— BEGIN —

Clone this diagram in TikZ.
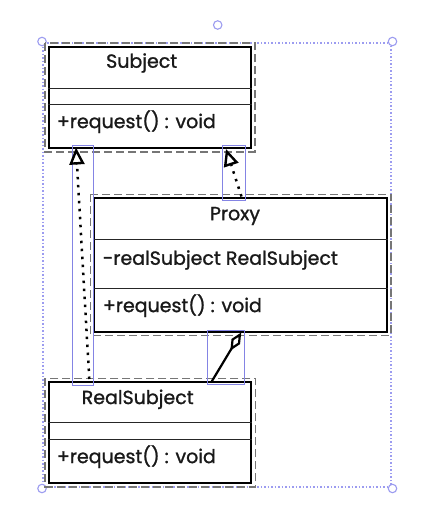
\documentclass[tikz,border=0pt]{standalone}
\usepackage{fontspec}
\setmainfont{Poppins}[FakeBold=1.2]
\usetikzlibrary{arrows.meta,calc}
\definecolor{selblue}{HTML}{9C9CF0}
\definecolor{boxblue}{HTML}{8484E4}
\definecolor{dashgray}{HTML}{767676}
\tikzset{
  cls/.style={draw=black, line width=2.2pt, minimum width=202.6pt, inner sep=0pt},
  divider/.style={draw=black!85, line width=1pt},
  selbox/.style={draw=dashgray, line width=1.6pt, dash pattern=on 8pt off 4pt},
  hit/.style={draw=boxblue, line width=0.9pt},
  selframe/.style={draw=selblue, line width=1.2pt, dash pattern=on 1.5pt off 2pt},
  handle/.style={draw=selblue, line width=1.1pt, fill=white, circle, minimum size=8.5pt, inner sep=0pt},
  txt/.style={font=\fontsize{19}{22}\selectfont, inner sep=0pt, text=black!90},
  dep/.style={draw=black, line width=2.5pt, dash pattern=on 2.5pt off 5.5pt},
  gen/.style={draw=black, line width=2.4pt, -{Triangle[open, length=17pt, width=15pt, line width=2.4pt]}},
  agg/.style={draw=black, line width=2.2pt, -{Diamond[open, length=21pt, width=10pt]}}
}
\begin{document}
\begin{tikzpicture}[x=1pt, y=-1pt]
\useasboundingbox (0,0) rectangle (440,525);
% selection frame
\draw[selframe] (43,43) rectangle (391,487);
\node[handle] (h0) at (217.7,25) {};
\node[handle] (h1) at (42,41.5) {};
\node[handle] (h2) at (392.5,41.5) {};
\node[handle] (h3) at (42,488.5) {};
\node[handle] (h4) at (392.5,488.5) {};
% dashed selection boxes
\draw[selbox] (45,43) rectangle (255,151.7);
\draw[selbox] (90.3,194.3) rectangle (391,335.3);
\draw[selbox] (45,378.3) rectangle (255.3,486.7);
% classes
\node[cls, minimum height=101pt] (subj) at (150,97.2) {};
\draw[divider] (subj.west |- 0,88.3) -- (subj.east |- 0,88.3);
\draw[divider] (subj.west |- 0,104) -- (subj.east |- 0,104);
\node[txt] (subjname) at (141.7,63) {Subject};
\node[txt, anchor=west] (subjop) at (56.7,121.7) {+request() : void};

\node[cls, minimum width=293pt, minimum height=133.4pt] (proxy) at (240.5,265) {};
\draw[divider] (proxy.west |- 0,239) -- (proxy.east |- 0,239);
\draw[divider] (proxy.west |- 0,288) -- (proxy.east |- 0,288);
\node[txt] (proxyname) at (235,216) {Proxy};
\node[txt, anchor=west] (proxyattr) at (102.7,260) {-realSubject RealSubject};
\node[txt, anchor=west] (proxyop) at (102.7,305.7) {+request() : void};

\node[cls, minimum height=101.6pt] (real) at (150,432.5) {};
\draw[divider] (real.west |- 0,422.7) -- (real.east |- 0,422.7);
\draw[divider] (real.west |- 0,439) -- (real.east |- 0,439);
\node[txt] (realname) at (137.7,399.3) {RealSubject};
\node[txt, anchor=west] (realop) at (56.7,456.7) {+request() : void};

% connector endpoints
\coordinate (a1) at (89.3,379);
\coordinate (a2) at (76,147.5);
\coordinate (b1) at (241.5,196.5);
\coordinate (b2) at (226,149);
\coordinate (c1) at (211.7,381.5);
\coordinate (c2) at (241.2,332.5);
\coordinate (a3) at ($(a2)!17pt!(a1)$);
\coordinate (b3) at ($(b2)!17pt!(b1)$);
% connector hit boxes
\draw[hit] (72.7,145.3) rectangle (93.3,385.3);
\draw[hit] (222.7,145.3) rectangle (245,200.7);
\draw[hit] (207.7,330) rectangle (244.3,384.3);
% connectors
\draw[dep] (a1) -- (a3);
\draw[gen] (a3) -- (a2);
\draw[dep] (b1) -- (b3);
\draw[gen] (b3) -- (b2);
\draw[agg] (c1) -- (c2);
\end{tikzpicture}
\end{document}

— END —

### What the task asks
The material above holds pictures; copy everything else in it exactly.

### Worked answer
Clone this diagram in TikZ.
\documentclass[tikz,border=0pt]{standalone}
\usepackage{fontspec}
\setmainfont{Poppins}[FakeBold=1.2]
\usetikzlibrary{arrows.meta,calc}
\definecolor{selblue}{HTML}{9C9CF0}
\definecolor{boxblue}{HTML}{8484E4}
\definecolor{dashgray}{HTML}{767676}
\tikzset{
  cls/.style={draw=black, line width=2.2pt, minimum width=202.6pt, inner sep=0pt},
  divider/.style={draw=black!85, line width=1pt},
  selbox/.style={draw=dashgray, line width=1.6pt, dash pattern=on 8pt off 4pt},
  hit/.style={draw=boxblue, line width=0.9pt},
  selframe/.style={draw=selblue, line width=1.2pt, dash pattern=on 1.5pt off 2pt},
  handle/.style={draw=selblue, line width=1.1pt, fill=white, circle, minimum size=8.5pt, inner sep=0pt},
  txt/.style={font=\fontsize{19}{22}\selectfont, inner sep=0pt, text=black!90},
  dep/.style={draw=black, line width=2.5pt, dash pattern=on 2.5pt off 5.5pt},
  gen/.style={draw=black, line width=2.4pt, -{Triangle[open, length=17pt, width=15pt, line width=2.4pt]}},
  agg/.style={draw=black, line width=2.2pt, -{Diamond[open, length=21pt, width=10pt]}}
}
\begin{document}
\begin{tikzpicture}[x=1pt, y=-1pt]
\useasboundingbox (0,0) rectangle (440,525);
% selection frame
\draw[selframe] (43,43) rectangle (391,487);
\node[handle] (h0) at (217.7,25) {};
\node[handle] (h1) at (42,41.5) {};
\node[handle] (h2) at (392.5,41.5) {};
\node[handle] (h3) at (42,488.5) {};
\node[handle] (h4) at (392.5,488.5) {};
% dashed selection boxes
\draw[selbox] (45,43) rectangle (255,151.7);
\draw[selbox] (90.3,194.3) rectangle (391,335.3);
\draw[selbox] (45,378.3) rectangle (255.3,486.7);
% classes
\node[cls, minimum height=101pt] (subj) at (150,97.2) {};
\draw[divider] (subj.west |- 0,88.3) -- (subj.east |- 0,88.3);
\draw[divider] (subj.west |- 0,104) -- (subj.east |- 0,104);
\node[txt] (subjname) at (141.7,63) {Subject};
\node[txt, anchor=west] (subjop) at (56.7,121.7) {+request() : void};

\node[cls, minimum width=293pt, minimum height=133.4pt] (proxy) at (240.5,265) {};
\draw[divider] (proxy.west |- 0,239) -- (proxy.east |- 0,239);
\draw[divider] (proxy.west |- 0,288) -- (proxy.east |- 0,288);
\node[txt] (proxyname) at (235,216) {Proxy};
\node[txt, anchor=west] (proxyattr) at (102.7,260) {-realSubject RealSubject};
\node[txt, anchor=west] (proxyop) at (102.7,305.7) {+request() : void};

\node[cls, minimum height=101.6pt] (real) at (150,432.5) {};
\draw[divider] (real.west |- 0,422.7) -- (real.east |- 0,422.7);
\draw[divider] (real.west |- 0,439) -- (real.east |- 0,439);
\node[txt] (realname) at (137.7,399.3) {RealSubject};
\node[txt, anchor=west] (realop) at (56.7,456.7) {+request() : void};

% connector endpoints
\coordinate (a1) at (89.3,379);
\coordinate (a2) at (76,147.5);
\coordinate (b1) at (241.5,196.5);
\coordinate (b2) at (226,149);
\coordinate (c1) at (211.7,381.5);
\coordinate (c2) at (241.2,332.5);
\coordinate (a3) at ($(a2)!17pt!(a1)$);
\coordinate (b3) at ($(b2)!17pt!(b1)$);
% connector hit boxes
\draw[hit] (72.7,145.3) rectangle (93.3,385.3);
\draw[hit] (222.7,145.3) rectangle (245,200.7);
\draw[hit] (207.7,330) rectangle (244.3,384.3);
% connectors
\draw[dep] (a1) -- (a3);
\draw[gen] (a3) -- (a2);
\draw[dep] (b1) -- (b3);
\draw[gen] (b3) -- (b2);
\draw[agg] (c1) -- (c2);
\end{tikzpicture}
\end{document}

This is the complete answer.